Real-world implementations and trends
Cloud and virtualization-centric environments: In large-scale data centers and cloud platforms, overcommitment is a standard tool for packing workloads efficiently. Providers rely on dynamic scaling, monitoring, and policy-driven limits to keep systems stable while maximizing utilization. See cloud computing, Kubernetes, and Docker as places where these concepts translate into practice.
Container-centric resource management: Modern orchestration systems encourage setting memory requests and limits so that containers have predictable behavior under pressure. This helps prevent a single malfunctioning container from triggering a broader reliability incident, while still benefiting from higher-density deployments enabled by overcommitment in the host. See Kubernetes for an authoritative look at this approach.

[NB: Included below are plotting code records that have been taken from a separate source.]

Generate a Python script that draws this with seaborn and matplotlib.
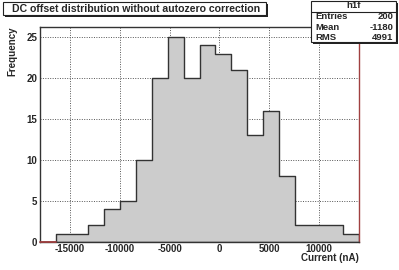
import matplotlib
matplotlib.use("Agg")
import matplotlib.pyplot as plt
import seaborn as sns
import numpy as np
from matplotlib.patches import Rectangle
from matplotlib.ticker import MultipleLocator

# ---- data ----
bin_edges = [-18000, -16400, -14800, -13200, -11600, -10000, -8400, -6800, -5200,
             -3600, -2000, -400, 1200, 2800, 4400, 6000, 7600, 9200, 10800, 12400, 14000]
counts = [0, 1, 1, 2, 4, 5, 10, 20, 25, 20, 24, 23, 21, 13, 16, 8, 2, 2, 2, 1]
x_ticks = [-15000, -10000, -5000, 0, 5000, 10000]
y_ticks = [0, 5, 10, 15, 20, 25]
title = "DC offset distribution without autozero correction"
stats_name = "h1f"
stats_labels = ["Entries", "Mean", "RMS"]
stats_values = ["200", "-1180", "4991"]
x_label = "Current (nA)"
y_label = "Frequency"

centers = [(a + b) / 2 for a, b in zip(bin_edges[:-1], bin_edges[1:])]

sns.set_style("white")
plt.rcParams['font.family'] = ['Liberation Sans', 'DejaVu Sans']
plt.rcParams['axes.unicode_minus'] = False

W, H = 399, 270
fig = plt.figure(figsize=(W / 100, H / 100), dpi=100)
ax = fig.add_axes([40 / W, 1 - 241.7 / H, 319 / W, (241.7 - 27) / H])

ax.set_axisbelow(True)
ax.grid(True, which="major", linestyle=(0, (1, 1.5)), color="#555555", linewidth=0.7)

sns.histplot(x=centers, weights=counts, bins=bin_edges, element="step", fill=True,
             color="#cccccc", edgecolor="#333333", linewidth=1.0, alpha=1.0, ax=ax,
             zorder=2)

ax.set_xlim(bin_edges[0], bin_edges[-1])
ax.set_ylim(0, 26.25)
ax.set_xticks(x_ticks)
ax.set_yticks(y_ticks)
ax.xaxis.set_minor_locator(MultipleLocator(1000))
ax.yaxis.set_minor_locator(MultipleLocator(1))
ax.tick_params(axis="both", which="major", direction="in", length=5, width=0.8,
               color="#333333", labelsize=7, pad=2)
ax.tick_params(axis="both", which="minor", direction="in", length=2.5, width=0.8,
               color="#333333")
ax.tick_params(top=False, right=False, which="both")
for lab in ax.get_xticklabels() + ax.get_yticklabels():
    lab.set_fontweight("bold")

for s in ["left", "top", "bottom"]:
    ax.spines[s].set_color("#333333")
    ax.spines[s].set_linewidth(1.0)
ax.spines["right"].set_color("#a04040")
ax.spines["right"].set_linewidth(1.0)
# red baseline on empty first bin
ax.plot([bin_edges[0], bin_edges[1]], [0, 0], color="#a04040", lw=1.3, zorder=5,
        clip_on=False)

ax.set_xlabel("")
ax.set_ylabel("")
fig.text(359 / W, 1 - 258 / H, x_label, ha="right", va="center", fontsize=7,
         fontweight="bold")
fig.text(12 / W, 1 - 26 / H, y_label, ha="center", va="top", rotation=90,
         fontsize=7, fontweight="bold")


def px(x, y):
    return (x / W, 1 - y / H)


# title box
tx0, ty0, tx1, ty1 = 3, 2, 266, 15
fig.patches.append(Rectangle(px(tx0 + 2, ty1 + 2), (tx1 - tx0) / W, (ty1 - ty0) / H,
                             transform=fig.transFigure, facecolor="#222222",
                             edgecolor="none", zorder=9))
fig.patches.append(Rectangle(px(tx0, ty1), (tx1 - tx0) / W, (ty1 - ty0) / H,
                             transform=fig.transFigure, facecolor="white",
                             edgecolor="#222222", linewidth=0.8, zorder=10))
fig.text((tx0 + tx1) / 2 / W + 2 / W, 1 - (ty0 + ty1) / 2 / H, title, ha="center",
         va="center", fontsize=7.6, fontweight="bold", zorder=11)

# stats box
sx0, sy0, sx1, sy1 = 311, 0.5, 396, 42
fig.patches.append(Rectangle(px(sx0 + 2, sy1 + 2), (sx1 - sx0) / W, (sy1 - sy0) / H,
                             transform=fig.transFigure, facecolor="#222222",
                             edgecolor="none", zorder=9))
fig.patches.append(Rectangle(px(sx0, sy1), (sx1 - sx0) / W, (sy1 - sy0) / H,
                             transform=fig.transFigure, facecolor="white",
                             edgecolor="#222222", linewidth=0.8, zorder=10))
hdr_y = 11.5
fig.add_artist(plt.Line2D([sx0 / W, sx1 / W], [1 - hdr_y / H] * 2,
                          color="#222222", lw=0.8, zorder=11))
fig.text((sx0 + sx1) / 2 / W, 1 - 5.5 / H, stats_name, ha="center",
         va="center", fontsize=6.8, fontweight="bold", zorder=12)
row_centers = [16.5, 27, 37]
for yc, lab, val in zip(row_centers, stats_labels, stats_values):
    yy = 1 - yc / H
    fig.text((sx0 + 4) / W, yy, lab, ha="left", va="center", fontsize=6.8,
             fontweight="bold", zorder=12)
    fig.text((sx1 - 3) / W, yy, val, ha="right", va="center", fontsize=6.8,
             fontweight="bold", zorder=12)

fig.savefig("out.png", dpi=100)
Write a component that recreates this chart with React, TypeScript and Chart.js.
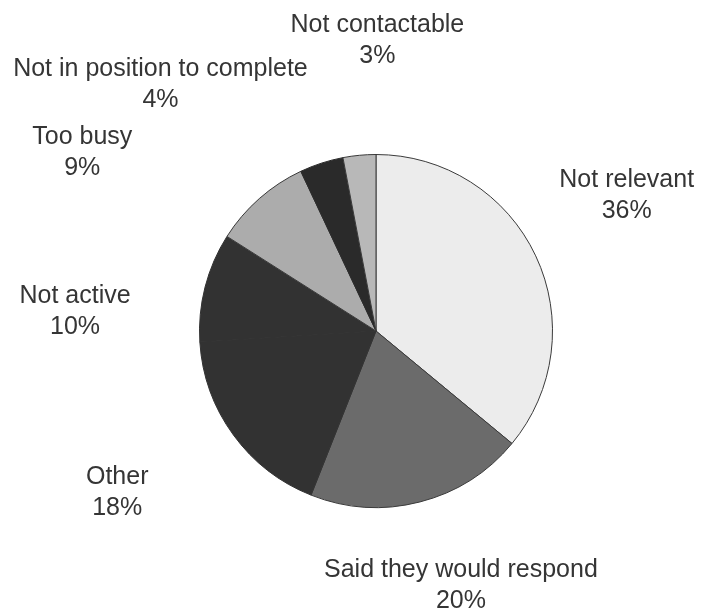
import React, { useEffect, useRef } from "react";
import { Chart, registerables } from "chart.js";

Chart.register(...registerables);

const categories = [
  "Not relevant",
  "Said they would respond",
  "Other",
  "Not active",
  "Too busy",
  "Not in position to complete",
  "Not contactable",
];
const values = [36, 20, 18, 10, 9, 4, 3];
const sliceColors = ["#ececec", "#6b6b6b", "#323232", "#323232", "#acacac", "#2a2a2a", "#b8b8b8"];
const sliceBorders = ["#3a3a3a", "#3a3a3a", "#323232", "#323232", "#3a3a3a", "#2a2a2a", "#3a3a3a"];
// label offsets (px) from the outer edge point at each slice's mid-angle
const labelOffsets: [number, number][] = [
  [91, -60],
  [41, 84],
  [-116, 58],
  [-130, 25],
  [-177, -46],
  [-161, -79],
  [18, -115],
];

const labelPlugin = {
  id: "outerLabels",
  afterDatasetsDraw(chart: any) {
    const ctx = chart.ctx;
    const meta = chart.getDatasetMeta(0);
    ctx.save();
    ctx.font = '25px "Liberation Sans", Arial, sans-serif';
    ctx.fillStyle = "#353535";
    ctx.textAlign = "center";
    ctx.textBaseline = "middle";
    meta.data.forEach((arc: any, i: number) => {
      const { x, y, startAngle, endAngle, outerRadius } = arc.getProps(
        ["x", "y", "startAngle", "endAngle", "outerRadius"],
        true
      );
      const mid = (startAngle + endAngle) / 2;
      const ex = x + Math.cos(mid) * outerRadius;
      const ey = y + Math.sin(mid) * outerRadius;
      const cx = ex + labelOffsets[i][0];
      const cy = ey + labelOffsets[i][1];
      ctx.fillText(categories[i], cx, cy - 15.5);
      ctx.fillText(values[i] + "%", cx, cy + 15.5);
    });
    ctx.restore();
  },
};

export default function App() {
  const ref = useRef<HTMLCanvasElement>(null);
  useEffect(() => {
    document.body.style.margin = "0";
    const chart = new Chart(ref.current!, {
      type: "pie",
      data: {
        labels: categories,
        datasets: [
          {
            data: values,
            backgroundColor: sliceColors,
            borderColor: sliceBorders,
            borderWidth: 1,
          },
        ],
      },
      options: {
        responsive: false,
        animation: false,
        layout: { padding: { left: 199, right: 148, top: 154, bottom: 101 } },
        plugins: {
          legend: { display: false },
          tooltip: { enabled: false },
        },
      },
      plugins: [labelPlugin],
    });
    return () => chart.destroy();
  }, []);
  return (
    <div style={{ width: 701, height: 609, background: "#fff" }}>
      <canvas ref={ref} width={701} height={609} />
    </div>
  );
}
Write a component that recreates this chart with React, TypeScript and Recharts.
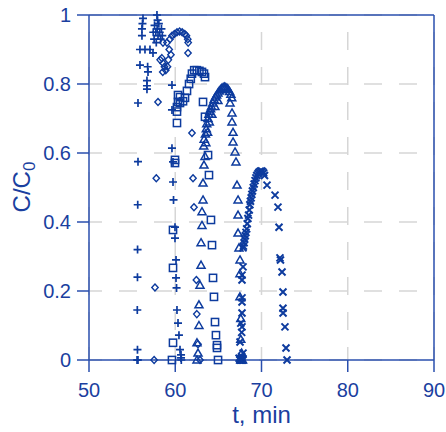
import React from 'react';
import { ScatterChart, Scatter, XAxis, YAxis, CartesianGrid, ReferenceLine, Label } from 'recharts';

// breakthrough curves, time (min) vs C/C0
const plusSeries: [number, number][] = [
  [55.57, 0], [55.68, 0], [55.62, 0.03], [55.6, 0.145], [55.62, 0.24], [55.63, 0.32], [55.65, 0.45],
  [55.68, 0.575], [55.68, 0.745], [55.91, 0.855], [55.91, 0.9], [56.49, 0.9], [56.14, 0.94],
  [56.14, 0.96], [56.2, 0.975], [56.26, 0.99], [56.72, 0.785], [56.72, 0.795], [56.72, 0.81],
  [56.84, 0.835], [56.8, 0.85], [57.07, 0.9], [57.42, 0.89], [57.45, 0.95], [57.55, 0.93],
  [57.6, 0.97], [57.75, 0.95], [57.8, 0.92], [57.9, 0.96], [58.0, 0.94], [58.1, 0.975],
  [58.2, 0.95], [58.3, 0.93], [58.4, 0.96], [58.5, 0.94], [57.88, 1.0], [57.95, 0.985],
  [59.62, 0.797], [59.62, 0.725], [59.62, 0.614], [59.74, 0.574], [59.74, 0.516], [59.8, 0.464],
  [59.97, 0.385], [59.97, 0.353], [60.09, 0.29], [60.09, 0.238], [60.15, 0.209], [60.2, 0.145],
  [60.32, 0.107], [60.43, 0.072], [60.55, 0.03], [60.67, 0.015], [60.67, 0.006], [60.7, 0],
];

const diamondSeries: [number, number][] = [
  [57.55, 0], [57.65, 0.21], [57.8, 0.527], [58.0, 0.748], [58.25, 0.87], [58.45, 0.875],
  [58.6, 0.86], [58.75, 0.85], [58.55, 0.835], [58.9, 0.84], [59.1, 0.85], [59.2, 0.87],
  [59.3, 0.9], [59.5, 0.885], [58.58, 0.92], [59.04, 0.92], [59.39, 0.93], [59.62, 0.94],
  [59.9, 0.945], [60.2, 0.95], [60.5, 0.952], [60.8, 0.95], [61.1, 0.945], [61.3, 0.94],
  [61.45, 0.93], [61.5, 0.92], [61.48, 0.89], [61.94, 0.658], [62.06, 0.527], [62.17, 0.443],
  [62.45, 0.232], [62.5, 0.133], [62.64, 0.046], [62.87, 0],
];

const squareSeries: [number, number][] = [
  [59.62, 0], [59.74, 0.05], [59.74, 0.267], [59.74, 0.377], [59.97, 0.571], [59.97, 0.58],
  [60.2, 0.687], [60.2, 0.72], [60.2, 0.733], [60.55, 0.745], [60.32, 0.748], [60.55, 0.762],
  [60.32, 0.768], [60.9, 0.75], [61.13, 0.76], [61.36, 0.78], [61.6, 0.8], [61.8, 0.815],
  [61.94, 0.83], [62.2, 0.84], [62.5, 0.84], [62.8, 0.838], [63.1, 0.835], [63.33, 0.83],
  [63.45, 0.82], [63.22, 0.748], [63.45, 0.705], [63.8, 0.594], [63.91, 0.536], [64.14, 0.406],
  [64.26, 0.333], [64.38, 0.238], [64.49, 0.183], [64.61, 0.11], [64.72, 0.072], [64.84, 0.043],
  [64.84, 0.035], [64.96, 0],
];

const triangleSeries: [number, number][] = [
  [62.52, 0], [62.64, 0.02], [62.52, 0.05], [62.75, 0.1], [62.75, 0.16], [62.87, 0.217],
  [62.99, 0.275], [62.99, 0.34], [63.1, 0.39], [63.1, 0.43], [63.22, 0.464], [63.22, 0.513],
  [63.33, 0.565], [63.45, 0.59], [63.3, 0.62], [63.35, 0.64], [63.5, 0.655], [63.6, 0.67],
  [63.65, 0.685], [63.8, 0.7], [63.9, 0.712], [64.0, 0.72], [64.1, 0.728], [64.2, 0.735],
  [64.35, 0.745], [64.5, 0.755], [64.65, 0.762], [64.8, 0.768], [64.95, 0.774], [65.1, 0.78],
  [65.25, 0.784], [65.4, 0.788], [65.55, 0.79], [65.7, 0.791], [65.85, 0.79], [66.0, 0.788],
  [66.15, 0.784], [66.3, 0.778], [66.45, 0.77], [66.55, 0.76], [63.55, 0.63], [63.75, 0.66],
  [63.95, 0.69], [64.25, 0.712], [64.6, 0.735], [64.95, 0.752],
  [66.35, 0.745], [66.58, 0.716], [66.58, 0.69], [66.7, 0.66], [66.7, 0.632], [66.93, 0.603],
  [67.04, 0.574], [67.16, 0.507], [67.28, 0.464], [67.28, 0.42], [67.28, 0.368], [67.39, 0.325],
  [67.51, 0.29], [67.5, 0.25], [67.5, 0.183], [67.6, 0.12], [67.6, 0.06], [67.7, 0.02],
  [67.6, 0], [67.8, 0],
];

const crossSeries: [number, number][] = [
  [67.5, 0], [67.6, 0], [67.74, 0], [67.86, 0], [67.4, 0.005], [67.7, 0.01], [67.86, 0.02],
  [67.51, 0.052], [67.7, 0.08], [67.74, 0.096], [67.6, 0.107], [67.74, 0.136], [67.74, 0.168],
  [67.74, 0.18], [67.74, 0.232], [67.74, 0.246], [67.86, 0.27], [67.86, 0.325], [67.9, 0.33],
  [67.98, 0.34], [68.05, 0.35], [68.12, 0.36], [68.2, 0.37], [68.28, 0.38], [68.35, 0.395],
  [68.42, 0.41], [68.5, 0.42], [68.58, 0.435], [68.65, 0.45], [68.72, 0.46], [68.8, 0.47],
  [68.88, 0.48], [68.95, 0.49], [69.05, 0.5], [69.15, 0.51], [69.25, 0.52], [69.35, 0.528],
  [69.45, 0.535], [69.58, 0.54], [69.7, 0.544], [69.85, 0.547], [70.0, 0.548], [70.12, 0.546],
  [70.25, 0.542], [70.35, 0.535], [70.64, 0.507], [71.57, 0.478], [71.91, 0.443], [72.03, 0.385],
  [72.14, 0.296], [72.2, 0.29], [72.38, 0.255], [72.49, 0.197], [72.49, 0.15], [72.5, 0.136],
  [72.72, 0.096], [72.84, 0.035], [72.96, 0],
];

const xTicks = [50, 60, 70, 80, 90];
const yTicks = [0, 0.2, 0.4, 0.6, 0.8, 1];

const INK = '#0d3b9e';
const AXIS = '#2a4fae';
const TEXT = '#1b3f9f';
const FONT = "Arial, 'Liberation Sans', sans-serif";

const toPoints = (s: [number, number][]) => s.map(([t, c]) => ({ t, c }));

type Kind = 'plus' | 'diamond' | 'square' | 'triangle' | 'cross';

function marker(kind: Kind) {
  return (props: any) => {
    const { cx, cy } = props;
    if (cx == null || cy == null) return <g />;
    switch (kind) {
      case 'plus':
        return <path d={`M${cx - 4},${cy}H${cx + 4}M${cx},${cy - 4}V${cy + 4}`} stroke={INK} strokeWidth={1.7} fill="none" />;
      case 'diamond':
        return <path d={`M${cx},${cy - 3.5}L${cx + 3.2},${cy}L${cx},${cy + 3.5}L${cx - 3.2},${cy}Z`} stroke={INK} strokeWidth={1.4} fill="none" />;
      case 'square':
        return <rect x={cx - 3.6} y={cy - 3.6} width={7.2} height={7.2} stroke={INK} strokeWidth={1.5} fill="none" />;
      case 'triangle':
        return <path d={`M${cx},${cy - 4}L${cx + 4},${cy + 3}L${cx - 4},${cy + 3}Z`} stroke={INK} strokeWidth={1.5} fill="none" />;
      default:
        return <path d={`M${cx - 3.5},${cy - 3.5}L${cx + 3.5},${cy + 3.5}M${cx + 3.5},${cy - 3.5}L${cx - 3.5},${cy + 3.5}`} stroke={INK} strokeWidth={2} fill="none" />;
    }
  };
}

const YTitle = () => (
  <text transform="translate(30,187) rotate(-90)" textAnchor="middle" fill={TEXT} fontFamily={FONT} fontSize={24}>
    C/C<tspan dy={5} fontSize={17}>0</tspan>
  </text>
);

export default function App() {
  const tickStyle = { fill: TEXT, fontSize: 20, fontFamily: FONT };
  return (
    <div style={{ position: 'absolute', left: 0, top: 0, width: 446, height: 432, background: '#fff' }}>
      <ScatterChart width={446} height={432} margin={{ top: 15, right: 12, bottom: 0, left: 0 }}>
        <CartesianGrid vertical={false} stroke="#d6d6d6" strokeWidth={1.5} strokeDasharray="18 17" strokeDashoffset={5} />
        <CartesianGrid horizontal={false} stroke="#d6d6d6" strokeWidth={1.5} strokeDasharray="18 17" strokeDashoffset={18} />
        <XAxis
          type="number"
          dataKey="t"
          domain={[50, 90]}
          ticks={xTicks}
          height={72}
          tick={tickStyle}
          tickSize={12}
          tickMargin={11}
          axisLine={{ stroke: AXIS, strokeWidth: 1.5 }}
          tickLine={{ stroke: AXIS, strokeWidth: 1.5 }}
        >
          <Label value="t, min" position="insideBottom" offset={9} fill={TEXT} fontSize={24} fontFamily={FONT} />
        </XAxis>
        <YAxis
          type="number"
          dataKey="c"
          domain={[0, 1]}
          ticks={yTicks}
          width={89}
          tick={tickStyle}
          tickSize={12}
          tickMargin={6}
          axisLine={{ stroke: AXIS, strokeWidth: 1.5 }}
          tickLine={{ stroke: AXIS, strokeWidth: 1.5 }}
        >
          <Label content={<YTitle />} />
        </YAxis>
        <ReferenceLine y={1} stroke={AXIS} strokeWidth={1.5} />
        <ReferenceLine x={90} stroke={AXIS} strokeWidth={1.5} />
        <Scatter data={toPoints(plusSeries)} shape={marker('plus')} isAnimationActive={false} />
        <Scatter data={toPoints(diamondSeries)} shape={marker('diamond')} isAnimationActive={false} />
        <Scatter data={toPoints(squareSeries)} shape={marker('square')} isAnimationActive={false} />
        <Scatter data={toPoints(triangleSeries)} shape={marker('triangle')} isAnimationActive={false} />
        <Scatter data={toPoints(crossSeries)} shape={marker('cross')} isAnimationActive={false} />
      </ScatterChart>
    </div>
  );
}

Hardware trends and memory architectures: As memory technology evolves, the economics of overcommitment shift. Higher memory densities, cheaper RAM, and faster storage change the cost-benefit calculus. See discussions around RAM trends and storage hierarchies for deeper background.
Best practices
Align policy with workload characteristics: Choose an overcommit strategy that matches the expected mixture of steady-state and bursty workloads. Monitor memory pressure and adjust overcommit parameters accordingly.
Use explicit limits and reservations: In multi-tenant or containerized environments, set per-tenant or per-container memory limits and, where possible, memory reservations to protect critical services from contention.
Instrumentation and alerting: Implement robust monitoring of memory usage, swap activity, and OOM events. Early warnings help prevent outages and allow capacity planning to keep up with demand.
Test under load: Simulate real-world peak loads to observe how the system behaves under pressure and to validate that the chosen policies deliver the desired balance of utilization and reliability.
Plan for failure modes: Have clear recovery procedures and fallback options when memory pressure leads to contention. This includes strategies for graceful degradation and, if necessary, incident response playbooks.